CableCARD: What Happened?

Point the finger almost anywhere you want. After all, there's plenty of blame to go around. Cable companies didn't really support it. TV manufacturers charged extra for it. The people who designed it left out a few things. And the federal government - it started the whole mess.

I'm talking about CableCARD. Never heard of it? That's not surprising. It was supposed to make your TV-viewing life better, but it ended up just making things more frustrating and expensive.

Like most fiascoes, CableCARD started with the best of intentions. The FCC decided that consumers needed "digital cable-ready" TVs, which would do away with traditional set-top cable boxes. These TVs would have onboard cable tuners - and they'd also have a slot for a CableCARD, which would handle customer ID/authorization and decode premium channels. Because the government can do anything it wants, especially when that thing is for "the public good," the FCC forced CableCARD onto the industry by banning cable companies from offering set-top boxes at some future date. (The actual date keeps changing. For now, it's July 2007.)
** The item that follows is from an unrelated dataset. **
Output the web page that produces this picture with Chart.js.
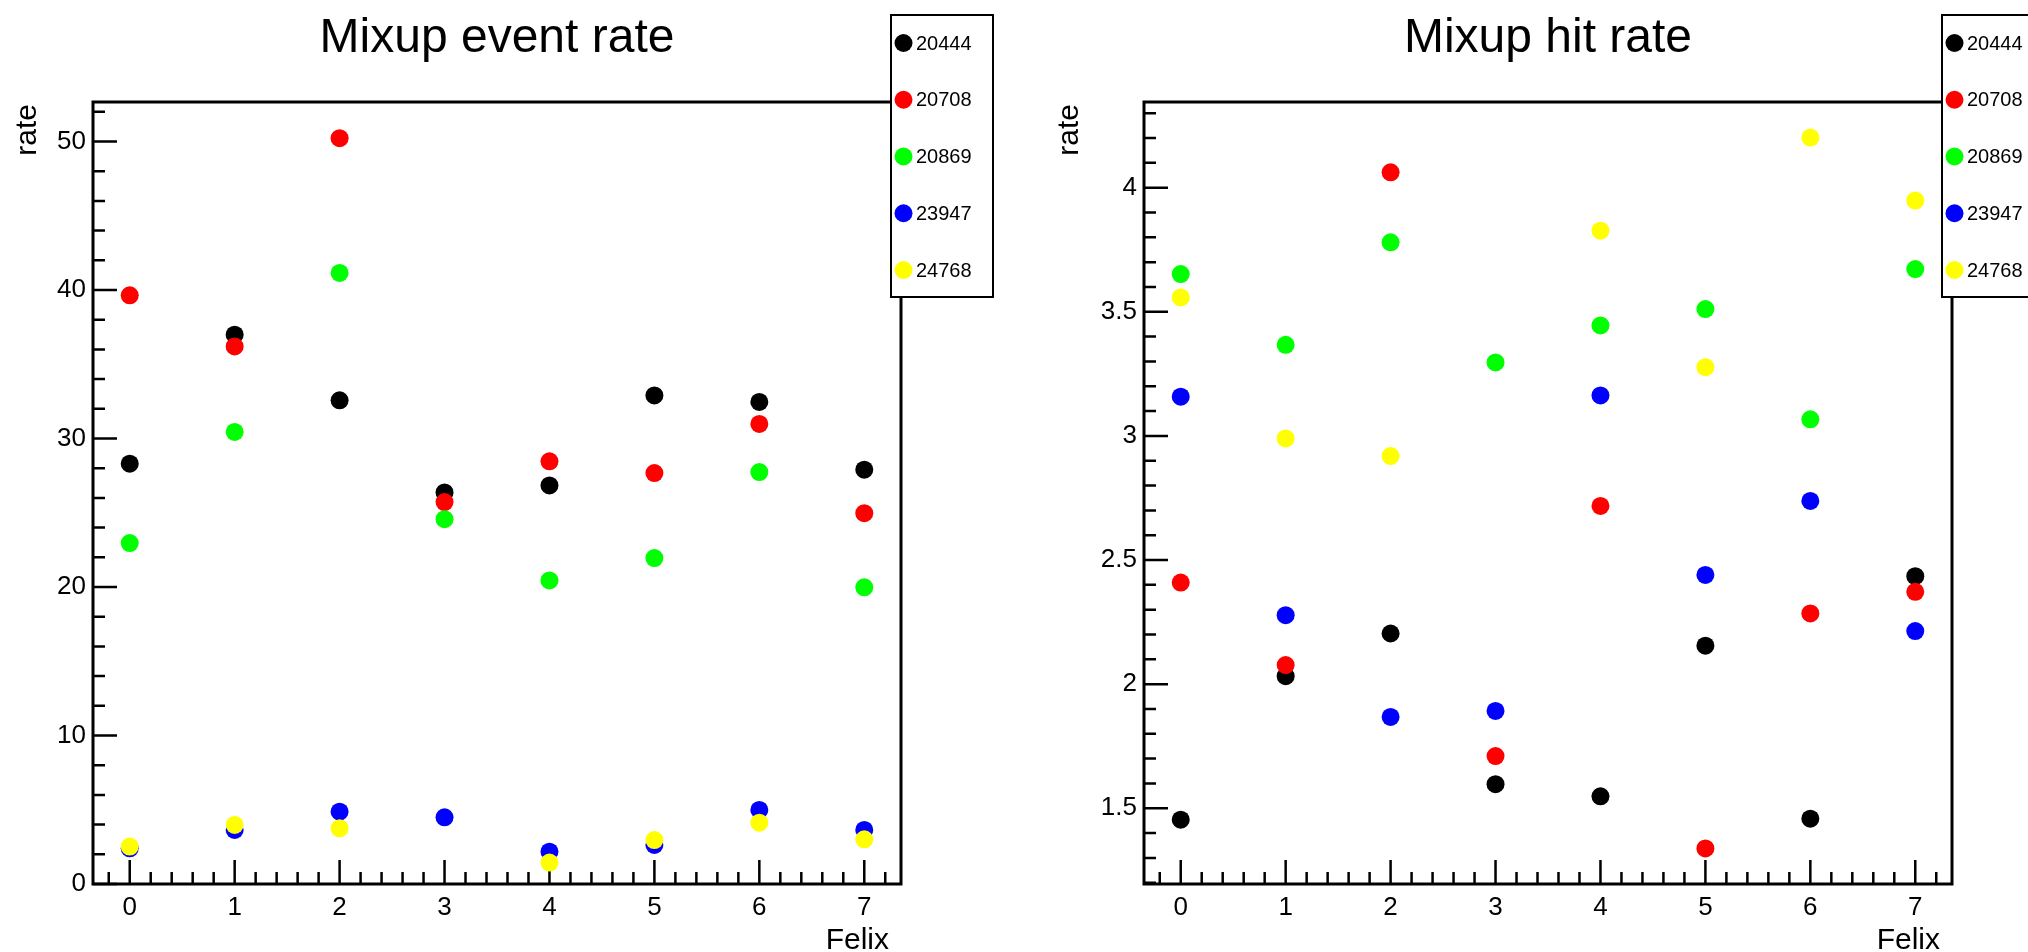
<!DOCTYPE html>
<html>
<head>
<meta charset="utf-8">
<title>Mixup rates</title>
<script src="https://cdn.jsdelivr.net/npm/chart.js"></script>
<style>
    body { margin: 0; background: #fff; }
    #wrap { position: relative; width: 2028px; height: 952px; overflow: hidden; }
    canvas { position: absolute; top: 0; }
</style>
</head>
<body>
<div id="wrap">
    <canvas id="eventChart" width="1014" height="952" style="left:0px"></canvas>
    <canvas id="hitChart" width="1014" height="952" style="left:1014px"></canvas>
</div>

<script>
    var felix = [0, 1, 2, 3, 4, 5, 6, 7];
    var runs = ['20444', '20708', '20869', '23947', '24768'];
    var runColors = ['#000000', '#ff0000', '#00ff00', '#0000ff', '#ffff00'];

    // event rate per felix board (run 24768 has nothing for felix 3)
    var eventRate20444 = [28.3, 36.99, 32.57, 26.37, 26.84, 32.9, 32.46, 27.9];
    var eventRate20708 = [39.64, 36.2, 50.22, 25.72, 28.46, 27.67, 30.98, 24.97];
    var eventRate20869 = [22.96, 30.44, 41.15, 24.57, 20.44, 21.95, 27.74, 19.98];
    var eventRate23947 = [2.4, 3.64, 4.87, 4.49, 2.18, 2.63, 4.99, 3.64];
    var eventRate24768 = [2.52, 3.98, 3.75, null, 1.44, 2.96, 4.13, 3.01];

    // hit rate per felix board
    var hitRate20444 = [1.454, 2.032, 2.204, 1.597, 1.548, 2.155, 1.458, 2.435];
    var hitRate20708 = [2.409, 2.077, 4.062, 1.71, 2.718, 1.338, 2.285, 2.372];
    var hitRate20869 = [3.652, 3.367, 3.78, 3.296, 3.445, 3.511, 3.067, 3.672];
    var hitRate23947 = [3.158, 2.278, 1.868, 1.892, 3.163, 2.44, 2.738, 2.214];
    var hitRate24768 = [3.558, 2.99, 2.919, null, 3.827, 3.277, 4.202, 3.948];

    var xTicks = [0, 1, 2, 3, 4, 5, 6, 7];
    var eventRateTicks = [0, 10, 20, 30, 40, 50];
    var hitRateTicks = [1.5, 2, 2.5, 3, 3.5, 4];

    var FONT = "'Liberation Sans', Arial, Helvetica, sans-serif";
    Chart.defaults.font.family = FONT;
    Chart.defaults.color = '#000';

    // root style axis range: 5% margin on both sides, not below zero
    function yRange(series) {
        var all = [];
        series.forEach(function (s) { s.forEach(function (v) { if (v !== null) all.push(v); }); });
        var lo = Math.min.apply(null, all), hi = Math.max.apply(null, all);
        var m = 0.05 * (hi - lo);
        var min = lo - m;
        if (min < 0 && lo >= 0) min = 0;
        return { min: min, max: hi + m };
    }

    function makeDatasets(series) {
        return series.map(function (values, i) {
            return {
                label: runs[i],
                data: felix.map(function (f, j) { return { x: f, y: values[j] }; })
                           .filter(function (p) { return p.y !== null; }),
                backgroundColor: runColors[i],
                pointRadius: 9,
                pointHoverRadius: 9,
                pointBorderWidth: 0,
                order: series.length - i  // later runs on top
            };
        });
    }

    // ticks inside the frame, minor ticks, frame
    function drawTicks(scale, minor, major, horizontal, a, ctx) {
        var k0 = Math.ceil(scale.min / minor - 1e-6), k1 = Math.floor(scale.max / minor + 1e-6);
        for (var k = k0; k <= k1; k++) {
            var v = k * minor;
            var r = v / major;
            var len = Math.abs(r - Math.round(r)) < 1e-6 ? 24 : 12;
            var p = scale.getPixelForValue(v);
            if (horizontal) {
                ctx.moveTo(p, a.bottom);
                ctx.lineTo(p, a.bottom - len);
            } else {
                ctx.moveTo(a.left, p);
                ctx.lineTo(a.left + len, p);
            }
        }
    }

    var rootLook = {
        id: 'rootLook',
        beforeDatasetsDraw: function (chart, args, opts) {
            var ctx = chart.ctx, a = chart.chartArea;
            ctx.save();
            ctx.strokeStyle = '#000';
            ctx.lineWidth = 2.5;
            ctx.beginPath();
            drawTicks(chart.scales.x, 0.2, 1, true, a, ctx);
            drawTicks(chart.scales.y, opts.minorY, opts.majorY, false, a, ctx);
            ctx.stroke();
            ctx.lineWidth = 3;
            ctx.strokeRect(a.left, a.top, a.right - a.left, a.bottom - a.top);
            ctx.restore();
        },
        afterDraw: function (chart, args, opts) {
            var ctx = chart.ctx, a = chart.chartArea;
            ctx.save();
            ctx.fillStyle = '#000';

            // title
            ctx.font = '48px ' + FONT;
            ctx.textAlign = 'center';
            ctx.textBaseline = 'alphabetic';
            ctx.fillText(opts.title, (a.left + a.right) / 2, 52);

            // axis titles
            ctx.font = '30px ' + FONT;
            ctx.textAlign = 'right';
            ctx.fillText(opts.xTitle, a.right - 12, 949);
            ctx.save();
            ctx.translate(a.left - opts.yTitleGap, a.top + 2);
            ctx.rotate(-Math.PI / 2);
            ctx.fillText(opts.yTitle, 0, 0);
            ctx.restore();

            // legend box
            var lx = a.right - 10, ly = 15, lw = 102, lh = 282;
            ctx.fillStyle = '#fff';
            ctx.fillRect(lx, ly, lw, lh);
            ctx.strokeStyle = '#000';
            ctx.lineWidth = 2;
            ctx.strokeRect(lx, ly, lw, lh);
            ctx.font = '20px ' + FONT;
            ctx.textAlign = 'left';
            ctx.textBaseline = 'middle';
            chart.data.datasets.forEach(function (ds, i) {
                var cy = 43 + i * 56.75;
                ctx.fillStyle = ds.backgroundColor;
                ctx.beginPath();
                ctx.arc(lx + 12.5, cy, 9, 0, Math.PI * 2);
                ctx.fill();
                ctx.fillStyle = '#000';
                ctx.fillText(ds.label, lx + 25, cy + 1);
            });
            ctx.restore();
        }
    };

    function makeChart(id, series, yTicks, look, yWidth, rightPad) {
        var r = yRange(series);
        return new Chart(document.getElementById(id), {
            type: 'scatter',
            data: { datasets: makeDatasets(series) },
            plugins: [rootLook],
            options: {
                responsive: false,
                animation: false,
                events: [],
                layout: { padding: { top: 102, right: rightPad, bottom: 0, left: 0 } },
                plugins: {
                    legend: { display: false },
                    tooltip: { enabled: false },
                    rootLook: look
                },
                scales: {
                    x: {
                        type: 'linear',
                        min: -0.35,
                        max: 7.35,
                        grid: { display: false, drawTicks: false },
                        border: { display: false },
                        afterBuildTicks: function (s) { s.ticks = xTicks.map(function (v) { return { value: v }; }); },
                        afterFit: function (s) { s.height = 68; },
                        ticks: { autoSkip: false, maxRotation: 0, padding: 8, font: { size: 26 },
                                 callback: function (v) { return String(v); } }
                    },
                    y: {
                        type: 'linear',
                        min: r.min,
                        max: r.max,
                        grid: { display: false, drawTicks: false },
                        border: { display: false },
                        afterBuildTicks: function (s) { s.ticks = yTicks.map(function (v) { return { value: v }; }); },
                        afterFit: function (s) { s.width = yWidth; },
                        ticks: { autoSkip: false, padding: 7, font: { size: 26 },
                                 callback: function (v) { return String(v); } }
                    }
                }
            }
        });
    }

    makeChart('eventChart',
        [eventRate20444, eventRate20708, eventRate20869, eventRate23947, eventRate24768],
        eventRateTicks,
        { title: 'Mixup event rate', xTitle: 'Felix', yTitle: 'rate', yTitleGap: 57, minorY: 2, majorY: 10 },
        93, 113);

    makeChart('hitChart',
        [hitRate20444, hitRate20708, hitRate20869, hitRate23947, hitRate24768],
        hitRateTicks,
        { title: 'Mixup hit rate', xTitle: 'Felix', yTitle: 'rate', yTitleGap: 66, minorY: 0.1, majorY: 0.5 },
        130, 76);
</script>
</body>
</html>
Complying, TV manufacturers started making sets with tuners and CableCARD slots. Cable companies started providing CableCARDs - physically, the footprint of a PCMCIA Type II card. And what a technological wonder it was. The card simply plugged into the slot, and the set-top box was gone forever. Clearly, your life was suddenly immeasurably better. Except for one thing. CableCARD sucked.

The first thing that customers noticed: Their CableCARD-ready TVs were expensive. Early on, the price difference was truly staggering. One Pioneer plasma TV with CableCARD cost almost $1,000 more than the identical model without it. Price differences did drop to about $40, but something extra is never free.